Hollywood has made terror into something that concerns cinema directly - more than, but at the same time, less than a political question. By a sort of paradox, it is the uncertainty behind its stance that has enabled it to redefine a positive aspect from the image. Terror has become an art form - the glorious revival of a certain type of ghost (Homecoming, War of the Worlds, Land of the Dead), the rebuilding of the stage as if for a traditional piece of drama (V for Vendetta), the resurgence of the human grotesque (The Departed). It is like they are all crying out for a masquerade ! Already these masks are identical to V’s mask, several hundred thousand of which he distributed throughout England. They have become a skin - the terror that they show or hide is less the occurrence or the retraction of an explosion on screen than the new regime of visibility, that is, the plot. This was confirmed in Zodiac at the beginning of the summer. The uncatchable killer contaminates every part of the screen with the clues that he leaves, the portraits that Graysmith, the cartoonist, draws of him or via the digital special effects that David Fincher employs to capture the magic of July 4 in the background, to overhang the Golden Gate Bridge or to follow the route of a taxi in San Francisco from above.

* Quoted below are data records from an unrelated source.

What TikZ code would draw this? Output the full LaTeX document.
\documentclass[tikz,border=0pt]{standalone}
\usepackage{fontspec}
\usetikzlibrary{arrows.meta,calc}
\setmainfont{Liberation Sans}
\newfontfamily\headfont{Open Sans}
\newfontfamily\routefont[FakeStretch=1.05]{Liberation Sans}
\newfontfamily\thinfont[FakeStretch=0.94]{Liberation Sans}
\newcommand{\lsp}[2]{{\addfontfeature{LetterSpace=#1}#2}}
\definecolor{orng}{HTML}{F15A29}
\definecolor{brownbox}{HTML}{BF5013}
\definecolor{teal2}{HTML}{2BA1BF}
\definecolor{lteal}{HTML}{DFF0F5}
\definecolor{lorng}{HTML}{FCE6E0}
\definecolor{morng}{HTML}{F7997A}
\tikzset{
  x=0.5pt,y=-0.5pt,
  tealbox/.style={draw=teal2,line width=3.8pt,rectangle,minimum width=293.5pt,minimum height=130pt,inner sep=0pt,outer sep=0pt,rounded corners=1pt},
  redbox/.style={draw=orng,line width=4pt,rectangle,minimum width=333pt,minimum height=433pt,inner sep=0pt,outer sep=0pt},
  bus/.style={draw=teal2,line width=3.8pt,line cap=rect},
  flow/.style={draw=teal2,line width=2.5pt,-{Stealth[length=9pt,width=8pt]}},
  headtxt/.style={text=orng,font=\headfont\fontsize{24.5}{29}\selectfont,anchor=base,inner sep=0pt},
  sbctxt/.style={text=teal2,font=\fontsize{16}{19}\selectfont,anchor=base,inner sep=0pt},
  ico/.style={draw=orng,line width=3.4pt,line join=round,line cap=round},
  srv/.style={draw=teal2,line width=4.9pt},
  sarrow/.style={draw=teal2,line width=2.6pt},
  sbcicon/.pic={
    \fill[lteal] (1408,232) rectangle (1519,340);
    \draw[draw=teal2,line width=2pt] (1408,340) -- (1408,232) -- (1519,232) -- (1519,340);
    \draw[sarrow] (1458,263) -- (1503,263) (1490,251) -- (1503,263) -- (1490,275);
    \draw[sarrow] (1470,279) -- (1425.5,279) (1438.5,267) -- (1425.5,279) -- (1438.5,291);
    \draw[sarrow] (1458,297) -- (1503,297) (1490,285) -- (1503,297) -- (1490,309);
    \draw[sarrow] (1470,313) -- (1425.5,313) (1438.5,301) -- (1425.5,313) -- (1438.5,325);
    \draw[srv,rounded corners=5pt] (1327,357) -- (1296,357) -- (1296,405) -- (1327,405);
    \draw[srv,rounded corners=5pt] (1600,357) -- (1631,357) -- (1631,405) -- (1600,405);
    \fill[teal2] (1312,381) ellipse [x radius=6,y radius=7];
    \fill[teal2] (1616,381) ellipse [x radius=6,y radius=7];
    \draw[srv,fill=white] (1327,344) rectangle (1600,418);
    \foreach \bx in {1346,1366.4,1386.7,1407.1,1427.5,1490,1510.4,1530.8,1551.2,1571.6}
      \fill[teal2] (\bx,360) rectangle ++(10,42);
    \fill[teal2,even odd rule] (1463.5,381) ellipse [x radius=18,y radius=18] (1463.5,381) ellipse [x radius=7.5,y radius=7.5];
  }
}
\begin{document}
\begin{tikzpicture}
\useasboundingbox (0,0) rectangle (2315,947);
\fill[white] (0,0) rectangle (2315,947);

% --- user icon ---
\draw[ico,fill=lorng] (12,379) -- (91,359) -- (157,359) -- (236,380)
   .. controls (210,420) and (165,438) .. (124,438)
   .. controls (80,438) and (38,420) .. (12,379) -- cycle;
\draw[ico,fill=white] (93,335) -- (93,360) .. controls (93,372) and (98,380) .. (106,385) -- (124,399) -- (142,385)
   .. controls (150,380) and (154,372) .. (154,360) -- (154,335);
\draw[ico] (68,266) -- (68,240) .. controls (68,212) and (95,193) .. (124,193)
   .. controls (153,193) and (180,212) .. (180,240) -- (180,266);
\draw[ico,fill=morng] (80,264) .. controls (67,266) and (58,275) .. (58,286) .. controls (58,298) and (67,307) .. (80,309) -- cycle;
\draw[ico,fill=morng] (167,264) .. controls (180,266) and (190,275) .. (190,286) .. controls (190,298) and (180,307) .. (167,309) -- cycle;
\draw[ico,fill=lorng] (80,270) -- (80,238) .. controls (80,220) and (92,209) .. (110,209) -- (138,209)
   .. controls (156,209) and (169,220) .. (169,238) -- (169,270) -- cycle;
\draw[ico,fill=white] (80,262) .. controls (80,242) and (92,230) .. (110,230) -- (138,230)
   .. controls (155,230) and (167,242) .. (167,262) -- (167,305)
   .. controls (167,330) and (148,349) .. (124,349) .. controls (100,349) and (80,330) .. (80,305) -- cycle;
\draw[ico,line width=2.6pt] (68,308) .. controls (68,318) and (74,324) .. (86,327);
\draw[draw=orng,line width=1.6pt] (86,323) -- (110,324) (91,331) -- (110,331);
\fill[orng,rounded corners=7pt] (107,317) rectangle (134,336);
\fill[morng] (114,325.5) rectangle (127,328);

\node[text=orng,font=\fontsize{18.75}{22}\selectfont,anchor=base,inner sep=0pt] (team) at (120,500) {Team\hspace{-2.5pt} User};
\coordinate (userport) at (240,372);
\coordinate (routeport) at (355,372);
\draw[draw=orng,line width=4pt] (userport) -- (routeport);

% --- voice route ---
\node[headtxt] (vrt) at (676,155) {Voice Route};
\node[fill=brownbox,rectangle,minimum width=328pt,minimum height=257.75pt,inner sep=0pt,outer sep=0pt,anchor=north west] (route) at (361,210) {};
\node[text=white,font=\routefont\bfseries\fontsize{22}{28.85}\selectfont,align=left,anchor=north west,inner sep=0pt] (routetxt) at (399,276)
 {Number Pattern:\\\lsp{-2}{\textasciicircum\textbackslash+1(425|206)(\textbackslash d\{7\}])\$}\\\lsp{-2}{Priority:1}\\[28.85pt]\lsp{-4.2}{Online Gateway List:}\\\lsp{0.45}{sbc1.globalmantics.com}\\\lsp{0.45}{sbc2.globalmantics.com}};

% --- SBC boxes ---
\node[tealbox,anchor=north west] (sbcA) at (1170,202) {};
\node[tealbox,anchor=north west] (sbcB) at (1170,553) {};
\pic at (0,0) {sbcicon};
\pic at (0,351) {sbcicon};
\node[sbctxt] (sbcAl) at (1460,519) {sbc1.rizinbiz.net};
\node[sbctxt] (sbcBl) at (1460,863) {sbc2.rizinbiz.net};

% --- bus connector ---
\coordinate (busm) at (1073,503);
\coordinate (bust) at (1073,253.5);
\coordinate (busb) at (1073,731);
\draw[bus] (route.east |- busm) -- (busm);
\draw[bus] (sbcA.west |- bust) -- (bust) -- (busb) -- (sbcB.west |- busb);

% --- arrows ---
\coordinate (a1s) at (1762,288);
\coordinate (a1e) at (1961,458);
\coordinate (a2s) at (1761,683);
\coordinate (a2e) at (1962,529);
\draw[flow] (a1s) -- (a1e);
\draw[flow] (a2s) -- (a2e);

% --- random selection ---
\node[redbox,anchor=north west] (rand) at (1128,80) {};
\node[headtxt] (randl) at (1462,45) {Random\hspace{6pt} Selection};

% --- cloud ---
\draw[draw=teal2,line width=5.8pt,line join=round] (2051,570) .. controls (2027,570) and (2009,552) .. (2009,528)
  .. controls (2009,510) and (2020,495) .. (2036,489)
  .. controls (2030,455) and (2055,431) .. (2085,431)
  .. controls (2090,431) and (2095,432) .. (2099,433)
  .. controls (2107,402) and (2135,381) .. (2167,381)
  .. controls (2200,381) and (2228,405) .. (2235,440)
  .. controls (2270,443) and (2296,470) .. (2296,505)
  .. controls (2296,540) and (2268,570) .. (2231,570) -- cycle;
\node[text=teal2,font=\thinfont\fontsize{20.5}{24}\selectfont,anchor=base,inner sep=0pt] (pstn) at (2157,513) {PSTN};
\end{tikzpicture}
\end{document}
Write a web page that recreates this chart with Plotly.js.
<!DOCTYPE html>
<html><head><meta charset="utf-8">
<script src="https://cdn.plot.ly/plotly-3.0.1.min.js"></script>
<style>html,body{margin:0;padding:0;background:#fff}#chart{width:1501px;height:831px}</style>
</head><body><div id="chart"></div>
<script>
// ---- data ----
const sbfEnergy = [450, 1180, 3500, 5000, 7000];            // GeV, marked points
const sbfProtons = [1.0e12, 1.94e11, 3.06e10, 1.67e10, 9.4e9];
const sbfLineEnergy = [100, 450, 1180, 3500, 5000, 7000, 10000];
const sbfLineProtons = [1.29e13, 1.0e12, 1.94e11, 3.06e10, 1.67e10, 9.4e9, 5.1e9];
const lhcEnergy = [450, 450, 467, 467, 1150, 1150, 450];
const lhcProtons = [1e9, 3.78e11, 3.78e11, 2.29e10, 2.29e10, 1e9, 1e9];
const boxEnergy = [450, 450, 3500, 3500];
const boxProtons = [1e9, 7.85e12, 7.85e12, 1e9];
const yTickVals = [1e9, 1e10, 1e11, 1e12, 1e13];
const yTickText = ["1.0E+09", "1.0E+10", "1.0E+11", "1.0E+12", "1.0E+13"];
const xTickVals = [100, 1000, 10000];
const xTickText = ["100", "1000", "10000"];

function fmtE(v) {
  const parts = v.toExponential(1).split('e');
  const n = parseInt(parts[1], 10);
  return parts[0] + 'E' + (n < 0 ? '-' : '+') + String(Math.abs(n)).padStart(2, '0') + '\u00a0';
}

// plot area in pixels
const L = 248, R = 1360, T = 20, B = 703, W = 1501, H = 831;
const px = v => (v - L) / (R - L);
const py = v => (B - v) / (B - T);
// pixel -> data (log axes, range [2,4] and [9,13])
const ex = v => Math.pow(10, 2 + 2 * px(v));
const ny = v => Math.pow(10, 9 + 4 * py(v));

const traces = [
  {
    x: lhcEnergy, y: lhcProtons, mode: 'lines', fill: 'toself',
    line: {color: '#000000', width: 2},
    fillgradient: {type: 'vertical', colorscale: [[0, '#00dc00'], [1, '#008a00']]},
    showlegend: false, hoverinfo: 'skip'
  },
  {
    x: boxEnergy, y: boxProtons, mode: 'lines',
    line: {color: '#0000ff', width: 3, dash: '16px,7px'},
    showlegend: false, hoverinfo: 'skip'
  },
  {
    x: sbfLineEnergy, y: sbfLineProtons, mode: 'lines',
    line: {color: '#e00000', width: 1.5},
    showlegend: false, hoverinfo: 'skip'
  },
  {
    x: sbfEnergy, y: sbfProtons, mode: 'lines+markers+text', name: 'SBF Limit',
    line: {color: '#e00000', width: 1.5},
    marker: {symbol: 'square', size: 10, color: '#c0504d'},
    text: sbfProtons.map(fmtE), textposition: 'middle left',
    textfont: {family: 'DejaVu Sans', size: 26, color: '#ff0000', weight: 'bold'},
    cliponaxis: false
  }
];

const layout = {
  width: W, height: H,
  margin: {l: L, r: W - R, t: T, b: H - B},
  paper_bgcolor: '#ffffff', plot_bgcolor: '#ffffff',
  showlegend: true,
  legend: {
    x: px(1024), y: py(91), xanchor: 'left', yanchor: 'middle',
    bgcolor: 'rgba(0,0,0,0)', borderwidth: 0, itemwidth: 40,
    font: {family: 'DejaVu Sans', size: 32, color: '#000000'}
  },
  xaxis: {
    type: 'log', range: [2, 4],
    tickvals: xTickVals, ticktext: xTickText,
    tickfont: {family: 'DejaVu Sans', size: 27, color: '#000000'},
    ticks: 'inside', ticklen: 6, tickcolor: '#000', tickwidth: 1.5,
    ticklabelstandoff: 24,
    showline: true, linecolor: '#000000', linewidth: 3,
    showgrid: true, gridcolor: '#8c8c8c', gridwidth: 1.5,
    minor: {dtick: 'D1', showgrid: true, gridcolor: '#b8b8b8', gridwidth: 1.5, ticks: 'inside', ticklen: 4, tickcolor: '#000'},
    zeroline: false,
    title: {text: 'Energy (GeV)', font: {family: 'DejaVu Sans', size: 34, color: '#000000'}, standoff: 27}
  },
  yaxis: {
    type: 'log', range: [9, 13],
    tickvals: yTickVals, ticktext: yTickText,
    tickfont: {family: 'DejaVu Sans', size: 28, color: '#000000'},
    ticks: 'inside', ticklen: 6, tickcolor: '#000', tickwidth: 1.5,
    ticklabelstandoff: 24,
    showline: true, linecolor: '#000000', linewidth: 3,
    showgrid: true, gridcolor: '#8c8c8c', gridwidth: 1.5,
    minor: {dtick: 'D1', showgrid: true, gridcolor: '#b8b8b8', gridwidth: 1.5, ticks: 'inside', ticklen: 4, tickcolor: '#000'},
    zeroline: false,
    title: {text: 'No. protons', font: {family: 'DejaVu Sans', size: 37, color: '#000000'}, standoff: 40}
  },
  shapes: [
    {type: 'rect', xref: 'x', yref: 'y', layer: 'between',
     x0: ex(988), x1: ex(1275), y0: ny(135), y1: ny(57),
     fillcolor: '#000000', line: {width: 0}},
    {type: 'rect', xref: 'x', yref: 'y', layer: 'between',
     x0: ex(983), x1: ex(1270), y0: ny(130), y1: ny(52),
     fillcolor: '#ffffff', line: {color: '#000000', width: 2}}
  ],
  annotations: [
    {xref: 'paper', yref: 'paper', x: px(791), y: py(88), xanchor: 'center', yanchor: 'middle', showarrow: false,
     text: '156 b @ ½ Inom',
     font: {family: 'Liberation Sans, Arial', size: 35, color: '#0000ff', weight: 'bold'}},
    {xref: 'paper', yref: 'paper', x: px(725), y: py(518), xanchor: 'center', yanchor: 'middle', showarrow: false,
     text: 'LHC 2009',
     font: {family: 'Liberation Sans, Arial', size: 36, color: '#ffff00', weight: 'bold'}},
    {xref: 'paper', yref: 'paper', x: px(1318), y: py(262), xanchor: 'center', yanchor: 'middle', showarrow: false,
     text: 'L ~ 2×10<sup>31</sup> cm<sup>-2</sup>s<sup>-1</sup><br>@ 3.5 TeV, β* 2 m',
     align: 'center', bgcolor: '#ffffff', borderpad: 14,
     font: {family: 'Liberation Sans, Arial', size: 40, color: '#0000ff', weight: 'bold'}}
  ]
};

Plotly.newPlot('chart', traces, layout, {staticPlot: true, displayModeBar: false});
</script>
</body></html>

We can see that the drift of thought engendered by the releases from the ‘cinema of terrorism’ has brought together our obsession with all things digital and our questioning of the reappropriation of technology (inside the picture and in its creation) under the heading ‘subtle’. From terror to cinema “entering our heads before being transformed into something tangible”, there is only a small and decisive gap between the content and the form - it is the same immanence, the same contemporary signature. As Giorgio Agamben has said, “The more that devices such as mobile phones become invasive and disseminate their power to every aspect of our lives, the more government will find itself facing an untouchable element - an element that will appear to avoid capture, but readily submits to it.”
A terror for everyone - what does it mean exactly ? It means that terror has become both good and bad - untouchable. Agamben again states, “In the eyes of the state (and perhaps the state is right), no one resembles a terrorist more than an ordinary man.” If terror threatens everywhere, as of now, each of us can wear the disguise, either as an irony or as an armour ; to be outrageous or to remain incognito. In the shadow and the horizon of September 11, these alternatives have been those of an American cinema balancing between a fatalism and a reaffirmation of the left. They will have helped the cinema regain confidence in the images it projects and in its strength to intervene. They will also have helped it to move farther afield, to Iraq - and we will follow it.